MANCHESTER, United Kingdom — An English cardinal said he has thanked God for “the wonders of the internet” after two episcopal installations were able to be livestreamed from cathedrals shut to the public because of the coronavirus pandemic.

Cardinal Vincent Nichols of Westminster, president of the Bishops’ Conference of England and Wales, said the internet meant that the two ceremonies were watched by tens of thousands, even though there were no congregations present.

The cardinal presided over the March 21 enthronement of Bishop Kenneth Nowakowski of the Ukrainian Catholic Eparchy of the Holy Family, London.

Two days earlier, Bishop David Oakley of Northampton, England, was consecrated at a ceremony held in private because of restrictions on freedom of movement and assembly, which have meant the suspension of public liturgies throughout Britain. Since March 23, all U.K. churches have been closed, even to private prayer, as the country tries to halt the spread of COVID-19.

“Both ceremonies took place in order that those newly appointed could take up their new mission and so that their people would not be deprived of a pastor,” Nichols told Catholic News Service in an email.

“Both ceremonies were deeply prayerful and (participants were) keenly aware of the wider, and large, congregation that was taking part over the internet,” he said. “The beginnings of these two ministries will be celebrated more fully when circumstances permit.”

“The bonds of the Holy Spirit run deep. The angels and saints are present at every celebration of Mass in an invisible yet powerful way,” he said.

Nowakowski, who was born in North Battleford, Saskatchewan, announced in a March 19 letter to Ukrainian Catholics that he would be consecrated privately because of the pandemic.

Originally, Ukrainian Catholic Archbishop Sviatoslav Shevchuk of Kyiv-Halych was scheduled to preside over the enthronement April 7, but the date was changed when it became clear that, because of the pandemic, the major archbishop would be unable to attend.

Instead, Nichols presided. About 10 people attended, including two female parishioners who livestreamed the event via hand-held devices to an estimated 37,000 people.

Nowakowski, 61, later told CNS, “It was certainly a very different experience for me.”

His enthronement, he said, reminded him of when he was in the seminary in Rome in the 1980s and would sing responses during liturgies; these were recorded and broadcast into the Soviet Union.

“You were celebrating in a lovely little chapel which was a studio of Vatican Radio and, I have to say, it felt just the same way,” he said.

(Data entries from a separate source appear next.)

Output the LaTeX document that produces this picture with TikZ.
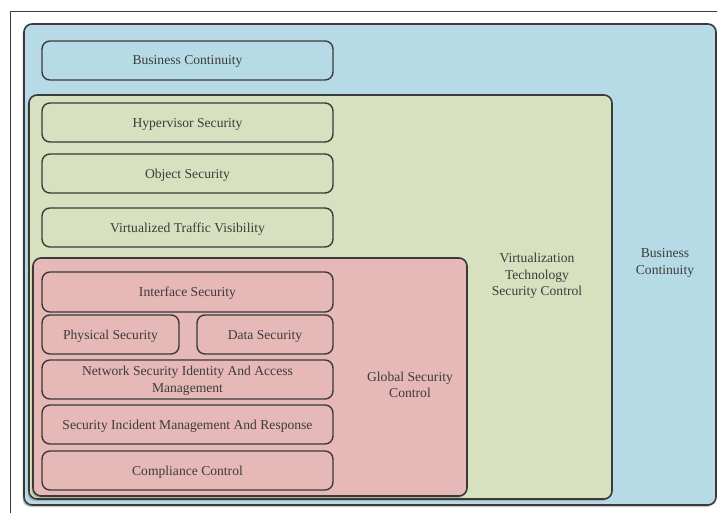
\documentclass[tikz,border=0pt]{standalone}
\usepackage{fontspec}
\setmainfont{Liberation Serif}
\usetikzlibrary{shadows}
\definecolor{bcblue}{RGB}{183,219,230}
\definecolor{vtgreen}{RGB}{215,225,191}
\definecolor{gsred}{RGB}{230,184,182}
\definecolor{edge}{RGB}{58,58,58}
\definecolor{ink}{RGB}{60,60,60}
\tikzset{
  panel/.style={draw=edge, line width=1.6pt, rounded corners=8pt,
    drop shadow={shadow xshift=-1.5pt, shadow yshift=-2pt, opacity=0.45}},
  item/.style={draw=edge, line width=1.4pt, rounded corners=8pt, inner sep=0pt,
    text=ink, align=center, text depth=0pt, font=\fontsize{13.6}{16.5}\selectfont},
  caption/.style={text=ink, align=center, inner sep=0pt,
    font=\fontsize{13.6}{16.5}\selectfont},
}
\begin{document}
\begin{tikzpicture}[x=1pt,y=-1pt]
\useasboundingbox (0,0) rectangle (717,513);
\fill[white] (0,0) rectangle (717,513);
% page frame
\draw[edge, line width=1pt] (717,12) -- (10,12) -- (10,513);

% outer panel: business continuity
\path[panel, fill=bcblue] (24,24) rectangle (716,505);
\node[caption] (bclabel) at (665,263) {Business\\Continuity};
\node[item, fill=bcblue, minimum width=291pt, minimum height=39pt]
  (bc) at (187.5,60.5) {Business Continuity};

% virtualization technology panel
\path[panel, fill=vtgreen] (29,95) rectangle (612,499);
\node[caption] (vtlabel) at (537,276) {Virtualization\\Technology\\Security Control};
\node[item, fill=vtgreen, minimum width=291pt, minimum height=39pt]
  (hyp) at (187.5,122.5) {Hypervisor Security};
\node[item, fill=vtgreen, minimum width=291pt, minimum height=39pt]
  (obj) at (187.5,173.5) {Object Security};
\node[item, fill=vtgreen, minimum width=291pt, minimum height=39pt]
  (vtv) at (187.5,227.5) {Virtualized Traffic Visibility};

% global security panel
\path[panel, fill=gsred] (33,258) rectangle (467,496);
\node[caption] (gslabel) at (410,385) {Global Security\\Control};
\node[item, fill=gsred, minimum width=291pt, minimum height=40pt]
  (ifs) at (187.5,292) {Interface Security};
\node[item, fill=gsred, minimum width=137pt, minimum height=39pt]
  (phy) at (110.5,334.5) {Physical Security};
\node[item, fill=gsred, minimum width=136pt, minimum height=39pt]
  (dat) at (265,334.5) {Data Security};
\node[item, fill=gsred, minimum width=291pt, minimum height=39pt]
  (net) at (187.5,379.5) {Network Security Identity And Access\\Management};
\node[item, fill=gsred, minimum width=291pt, minimum height=39pt]
  (inc) at (187.5,424.5) {Security Incident Management And Response};
\node[item, fill=gsred, minimum width=291pt, minimum height=39pt]
  (cmp) at (187.5,470.5) {Compliance Control};
\end{tikzpicture}
\end{document}
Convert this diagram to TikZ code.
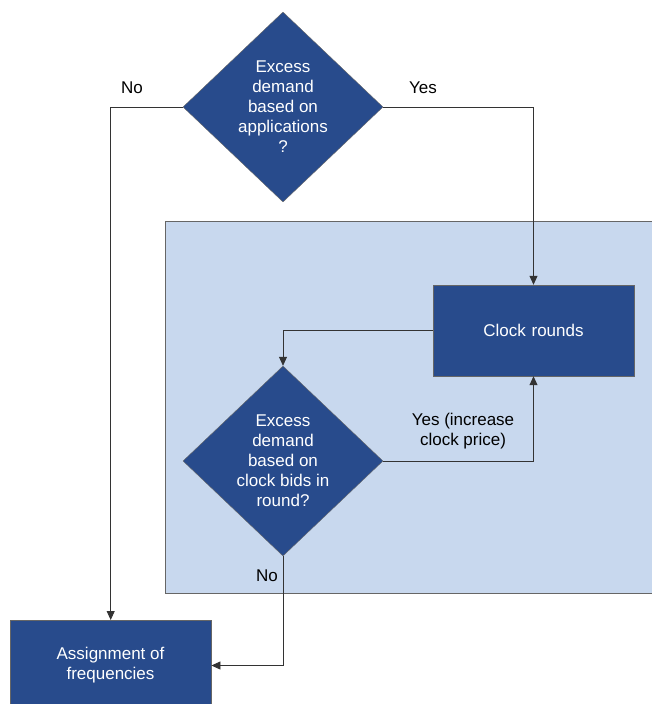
\documentclass[tikz,border=0pt]{standalone}
\usepackage{fontspec}
\setmainfont{Liberation Sans}
\usepackage{xcolor}
\usetikzlibrary{shapes.geometric,arrows.meta}

\definecolor{boxBlue}{RGB}{40,75,140}
\definecolor{phaseBlue}{RGB}{200,216,238}

\begin{document}
\begin{tikzpicture}[x=1pt,y=-1pt,
    decision/.style={diamond, draw=black!60, fill=boxBlue, text=white,
      align=center, inner ysep=0pt, inner xsep=-6pt,
      minimum width=200pt, minimum height=190pt,
      font=\fontsize{17}{20}\selectfont},
    block_center/.style ={rectangle, draw=black!60, fill=boxBlue, text=white,
      text width=180pt, align=center, font=\fontsize{17}{20}\selectfont,
      minimum width=201pt, minimum height=91pt},
    phase/.style ={rectangle, draw=black!60, line width=0.8pt, fill=phaseBlue},
    answer/.style ={font=\fontsize{17}{20}\selectfont, align=center, inner sep=0pt},
    line/.style ={draw, black!80, line width=0.8pt, -{Triangle[length=9pt,width=8pt]}}]
    \useasboundingbox (0,0) rectangle (652,704);
    % shaded area of the clock phase
    \node [phase, anchor=north west, minimum width=500pt, minimum height=372pt] (clkPhase) at (165,221) {};
    % decisions
    \node [decision] (appDec) at (283,107) {Excess\\demand\\based on\\applications\\?};
    \node [decision] (bidDec) at (283,461) {Excess\\demand\\based on\\clock bids in\\round?};
    % blocks
    \node [block_center] (clkRnd) at (533.5,330.5) {Clock rounds};
    \node [block_center, anchor=north west, minimum height=95pt] (assign) at (10,620) {};
    \node [answer, text=white] (assignTxt) at (110.5,665.5) {Assignment of\\frequencies};
    % answers
    \node [answer] (noApp) at (132,88) {No};
    \node [answer] (yesApp) at (423,88) {Yes};
    \node [answer] (yesBid) at (463,431) {Yes (increase\\clock price)};
    \node [answer] (noBid) at (267,576) {No};
    % connecting nodes with paths
    \begin{scope}[every path/.style=line]
      \path (appDec.west) -| (assign.north);
      \path (appDec.east) -| (clkRnd.north);
      \path (clkRnd.west) -| (bidDec.north);
      \path (bidDec.east) -| (clkRnd.south);
      \path (bidDec.south) |- (assign.east |- assignTxt);
    \end{scope}
  \end{tikzpicture}
\end{document}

“I understood that it was being broadcast around the world, and that was the same feeling that I very much had at the very beginning of the celebration, when we were walking into the church with the cardinal and the other priests. I knew that it was being watched by many people around the world.”

Nowakowski said he had been planning to visit the churches and mission centers of the 18,000-strong Ukrainian Catholic Church in Britain but would now have to adjust to a “new pastoral reality” in which the livestreaming of liturgies would play a central part until the pandemic was over.

Nichols said the consecration of Oakley, 69, was attended by just two bishops, several family members and others assisting in the ceremony, but it was livestreamed “across the diocese and more widely.”